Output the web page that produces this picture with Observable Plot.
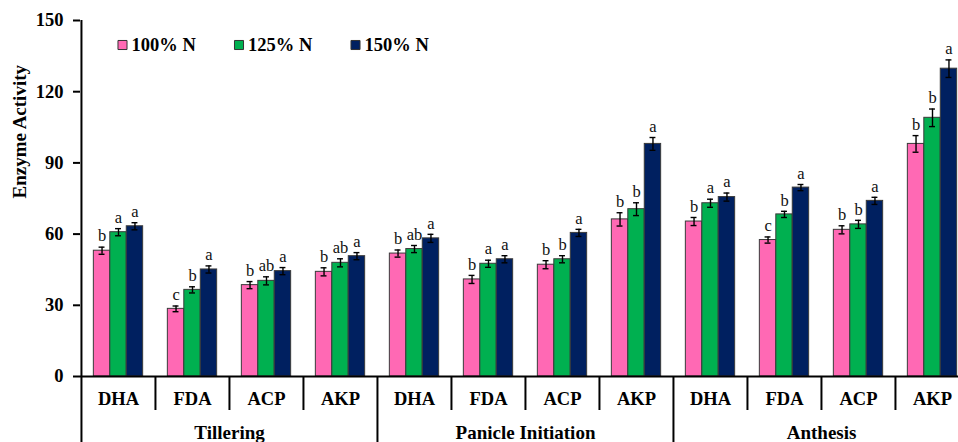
<!DOCTYPE html>
<html>
<head>
<meta charset="utf-8">
<script src="https://cdn.jsdelivr.net/npm/d3@7"></script>
<script src="https://cdn.jsdelivr.net/npm/@observablehq/plot@0.6"></script>
<style>
  html, body { margin: 0; padding: 0; background: #fff; overflow: hidden; }
  #chart svg { display: block; overflow: hidden; }
</style>
</head>
<body>
<div id="chart"></div>
<script>
// Growth stages and enzymes (x categories)
const stages = ["Tillering", "Panicle Initiation", "Anthesis"];
const enzymes = ["DHA", "FDA", "ACP", "AKP"];

// Nitrogen levels (series)
const series = ["100% N", "125% N", "150% N"];
const colors = ["#ff69b4", "#00b050", "#002060"];

// Mean enzyme activity, ordered stage by stage: DHA, FDA, ACP, AKP
const n100 = [53.0, 28.5, 38.5, 44.1,  51.8, 40.9, 47.1, 66.2,  65.3, 57.5, 61.8, 98.0];
const n125 = [60.8, 36.5, 40.3, 47.9,  53.7, 47.5, 49.4, 70.5,  73.0, 68.3, 64.1, 109.0];
const n150 = [63.3, 45.1, 44.4, 50.7,  58.2, 49.4, 60.5, 98.0,  75.6, 79.6, 74.0, 129.7];

// Standard errors
const se100 = [1.5, 1.2, 1.5, 1.7,  1.5, 1.7, 1.7, 2.8,  1.7, 1.3, 1.7, 3.5];
const se125 = [1.5, 1.3, 1.7, 1.7,  1.5, 1.5, 1.5, 2.7,  1.7, 1.3, 1.7, 3.7];
const se150 = [1.5, 1.5, 1.5, 1.5,  1.7, 1.5, 1.5, 2.7,  1.7, 1.3, 1.5, 3.7];

// Significance letters
const sig100 = ["b", "c", "b", "b",   "b", "b", "b", "b",  "b", "c", "b", "b"];
const sig125 = ["a", "b", "ab", "ab", "ab", "a", "b", "b", "a", "b", "b", "b"];
const sig150 = ["a", "a", "a", "a",   "a", "a", "a", "a",  "a", "a", "a", "a"];

const yTicks = [0, 30, 60, 90, 120, 150];

// ---- table built from the arrays above ----
const values = [n100, n125, n150];
const errors = [se100, se125, se150];
const letters = [sig100, sig125, sig150];

const keys = [];
stages.forEach(s => enzymes.forEach(e => keys.push(`${s}|${e}`)));

const rows = [];
keys.forEach((key, j) => {
  series.forEach((name, k) => {
    rows.push({key, series: name, k, value: values[k][j], err: errors[k][j], letter: letters[k][j]});
  });
});

// ---- layout ----
const W = 958, H = 442;
const ML = 80, MR = -11, MT = 20, MB = 66;
const bw = (W - ML - MR) / keys.length;     // width of one enzyme slot
const barW = bw * 2 / 9;                    // three bars fill two thirds of a slot
const ppu = (H - MT - MB) / 150;            // pixels per unit of activity
const cap = 3;

const marks = [];

series.forEach((name, k) => {
  const data = rows.filter(d => d.k === k);
  const left = bw / 2 - 1.5 * barW + k * barW;
  const right = bw - left - barW;
  const center = left + barW / 2;
  const off = center - bw / 2;
  marks.push(
    Plot.barY(data, {x: "key", y: "value", fill: colors[k], stroke: "#3a3a3a", strokeWidth: 1,
      insetLeft: left, insetRight: right}),
    Plot.ruleX(data, {x: "key", y1: d => d.value - d.err, y2: d => d.value + d.err, dx: off,
      stroke: "#000", strokeWidth: 1.4}),
    Plot.tickY(data, {x: "key", y: d => d.value + d.err, insetLeft: center - cap, insetRight: bw - center - cap,
      stroke: "#000", strokeWidth: 1.4}),
    Plot.tickY(data, {x: "key", y: d => d.value - d.err, insetLeft: center - cap, insetRight: bw - center - cap,
      stroke: "#000", strokeWidth: 1.4}),
    Plot.text(data, {x: "key", y: d => d.value + d.err, text: "letter", dx: off, dy: -11,
      fontSize: 16.5, fontWeight: "normal", fill: "#111"})
  );
  // legend entry
  marks.push(
    Plot.dot([name], {frameAnchor: "top-left", dx: 42 + k * 116.5, dy: 24.5, symbol: "square",
      r: 5.1, fill: colors[k], stroke: "#333", strokeWidth: 1}),
    Plot.text([name], {frameAnchor: "top-left", text: d => d, dx: 51 + k * 116.5, dy: 24.5,
      textAnchor: "start", lineAnchor: "middle", fontSize: 18.5, fontWeight: "bold"})
  );
});

// separators below the axis: long ones between stages, short ones between enzymes
const seps = keys.map((key, j) => ({
  key,
  y1: (j % 4 === 0 ? -MB : -34) / ppu,
  y2: j === 0 ? 150 : 0
}));

marks.push(
  Plot.ruleY([0], {stroke: "#000", strokeWidth: 2}),
  Plot.ruleX(seps, {x: "key", y1: "y1", y2: "y2", dx: -bw / 2, stroke: "#000", strokeWidth: 2}),
  Plot.axisY({ticks: yTicks, tickSize: 7, tickPadding: 10, fontSize: 18.5, fontWeight: "bold",
    strokeWidth: 2, label: null}),
  Plot.axisX({tickSize: 0, tickPadding: 15, fontSize: 18.5, fontWeight: "bold",
    tickFormat: k => k.split("|")[1], label: null}),
  Plot.text(stages, {x: s => `${s}|FDA`, y: () => 0, text: d => d, dx: bw / 2, dy: 56,
    fontSize: 19, fontWeight: "bold"}),
  Plot.text(["Enzyme Activity"], {frameAnchor: "left", text: d => d, rotate: -90, dx: -61,
    fontSize: 19, fontWeight: "bold"})
);

const chart = Plot.plot({
  width: W,
  height: H,
  marginLeft: ML,
  marginRight: MR,
  marginTop: MT,
  marginBottom: MB,
  style: {fontFamily: "'Liberation Serif', 'Times New Roman', serif", color: "#000", background: "#fff"},
  x: {domain: keys, padding: 0},
  y: {domain: [0, 150]},
  marks
});

document.getElementById("chart").appendChild(chart);
</script>
</body>
</html>
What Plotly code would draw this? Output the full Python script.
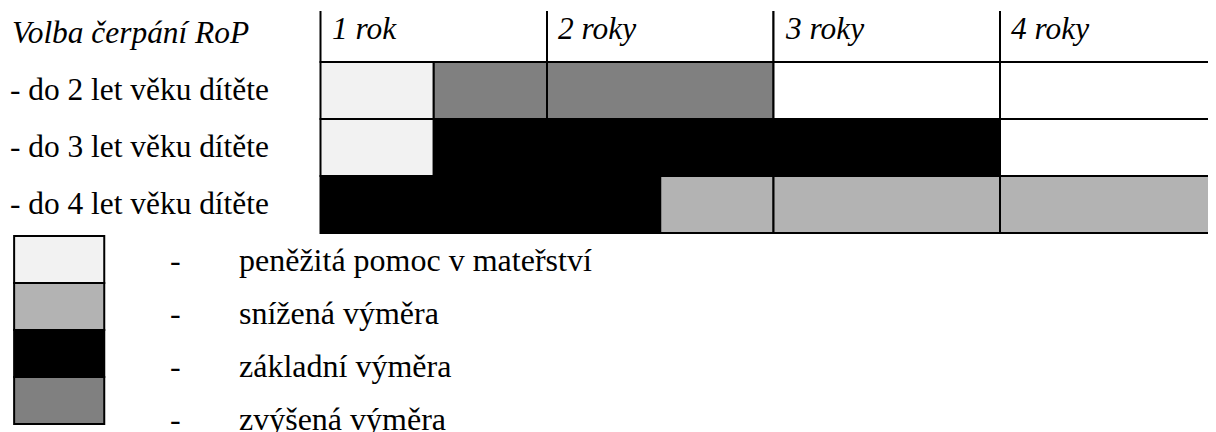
**********
Copy out all the records exactly, excluding pictures.

### Response
Output the web page that produces this picture with Observable Plot.
<!DOCTYPE html>
<html>
<head>
<meta charset="utf-8">
<script src="https://cdn.jsdelivr.net/npm/d3@7"></script>
<script src="https://cdn.jsdelivr.net/npm/@observablehq/plot@0.6"></script>
<style>
  html, body { margin: 0; padding: 0; background: #fff; overflow: hidden; }
  #chart svg { display: block; overflow: hidden; }
</style>
</head>
<body>
<div id="chart"></div>
<script>
// Growth stages and enzymes (x categories)
const stages = ["Tillering", "Panicle Initiation", "Anthesis"];
const enzymes = ["DHA", "FDA", "ACP", "AKP"];

// Nitrogen levels (series)
const series = ["100% N", "125% N", "150% N"];
const colors = ["#ff69b4", "#00b050", "#002060"];

// Mean enzyme activity, ordered stage by stage: DHA, FDA, ACP, AKP
const n100 = [53.0, 28.5, 38.5, 44.1,  51.8, 40.9, 47.1, 66.2,  65.3, 57.5, 61.8, 98.0];
const n125 = [60.8, 36.5, 40.3, 47.9,  53.7, 47.5, 49.4, 70.5,  73.0, 68.3, 64.1, 109.0];
const n150 = [63.3, 45.1, 44.4, 50.7,  58.2, 49.4, 60.5, 98.0,  75.6, 79.6, 74.0, 129.7];

// Standard errors
const se100 = [1.5, 1.2, 1.5, 1.7,  1.5, 1.7, 1.7, 2.8,  1.7, 1.3, 1.7, 3.5];
const se125 = [1.5, 1.3, 1.7, 1.7,  1.5, 1.5, 1.5, 2.7,  1.7, 1.3, 1.7, 3.7];
const se150 = [1.5, 1.5, 1.5, 1.5,  1.7, 1.5, 1.5, 2.7,  1.7, 1.3, 1.5, 3.7];

// Significance letters
const sig100 = ["b", "c", "b", "b",   "b", "b", "b", "b",  "b", "c", "b", "b"];
const sig125 = ["a", "b", "ab", "ab", "ab", "a", "b", "b", "a", "b", "b", "b"];
const sig150 = ["a", "a", "a", "a",   "a", "a", "a", "a",  "a", "a", "a", "a"];

const yTicks = [0, 30, 60, 90, 120, 150];

// ---- table built from the arrays above ----
const values = [n100, n125, n150];
const errors = [se100, se125, se150];
const letters = [sig100, sig125, sig150];

const keys = [];
stages.forEach(s => enzymes.forEach(e => keys.push(`${s}|${e}`)));

const rows = [];
keys.forEach((key, j) => {
  series.forEach((name, k) => {
    rows.push({key, series: name, k, value: values[k][j], err: errors[k][j], letter: letters[k][j]});
  });
});

// ---- layout ----
const W = 958, H = 442;
const ML = 80, MR = -11, MT = 20, MB = 66;
const bw = (W - ML - MR) / keys.length;     // width of one enzyme slot
const barW = bw * 2 / 9;                    // three bars fill two thirds of a slot
const ppu = (H - MT - MB) / 150;            // pixels per unit of activity
const cap = 3;

const marks = [];

series.forEach((name, k) => {
  const data = rows.filter(d => d.k === k);
  const left = bw / 2 - 1.5 * barW + k * barW;
  const right = bw - left - barW;
  const center = left + barW / 2;
  const off = center - bw / 2;
  marks.push(
    Plot.barY(data, {x: "key", y: "value", fill: colors[k], stroke: "#3a3a3a", strokeWidth: 1,
      insetLeft: left, insetRight: right}),
    Plot.ruleX(data, {x: "key", y1: d => d.value - d.err, y2: d => d.value + d.err, dx: off,
      stroke: "#000", strokeWidth: 1.4}),
    Plot.tickY(data, {x: "key", y: d => d.value + d.err, insetLeft: center - cap, insetRight: bw - center - cap,
      stroke: "#000", strokeWidth: 1.4}),
    Plot.tickY(data, {x: "key", y: d => d.value - d.err, insetLeft: center - cap, insetRight: bw - center - cap,
      stroke: "#000", strokeWidth: 1.4}),
    Plot.text(data, {x: "key", y: d => d.value + d.err, text: "letter", dx: off, dy: -11,
      fontSize: 16.5, fontWeight: "normal", fill: "#111"})
  );
  // legend entry
  marks.push(
    Plot.dot([name], {frameAnchor: "top-left", dx: 42 + k * 116.5, dy: 24.5, symbol: "square",
      r: 5.1, fill: colors[k], stroke: "#333", strokeWidth: 1}),
    Plot.text([name], {frameAnchor: "top-left", text: d => d, dx: 51 + k * 116.5, dy: 24.5,
      textAnchor: "start", lineAnchor: "middle", fontSize: 18.5, fontWeight: "bold"})
  );
});

// separators below the axis: long ones between stages, short ones between enzymes
const seps = keys.map((key, j) => ({
  key,
  y1: (j % 4 === 0 ? -MB : -34) / ppu,
  y2: j === 0 ? 150 : 0
}));

marks.push(
  Plot.ruleY([0], {stroke: "#000", strokeWidth: 2}),
  Plot.ruleX(seps, {x: "key", y1: "y1", y2: "y2", dx: -bw / 2, stroke: "#000", strokeWidth: 2}),
  Plot.axisY({ticks: yTicks, tickSize: 7, tickPadding: 10, fontSize: 18.5, fontWeight: "bold",
    strokeWidth: 2, label: null}),
  Plot.axisX({tickSize: 0, tickPadding: 15, fontSize: 18.5, fontWeight: "bold",
    tickFormat: k => k.split("|")[1], label: null}),
  Plot.text(stages, {x: s => `${s}|FDA`, y: () => 0, text: d => d, dx: bw / 2, dy: 56,
    fontSize: 19, fontWeight: "bold"}),
  Plot.text(["Enzyme Activity"], {frameAnchor: "left", text: d => d, rotate: -90, dx: -61,
    fontSize: 19, fontWeight: "bold"})
);

const chart = Plot.plot({
  width: W,
  height: H,
  marginLeft: ML,
  marginRight: MR,
  marginTop: MT,
  marginBottom: MB,
  style: {fontFamily: "'Liberation Serif', 'Times New Roman', serif", color: "#000", background: "#fff"},
  x: {domain: keys, padding: 0},
  y: {domain: [0, 150]},
  marks
});

document.getElementById("chart").appendChild(chart);
</script>
</body>
</html>
What Plotly code would draw this? Output the full Python script.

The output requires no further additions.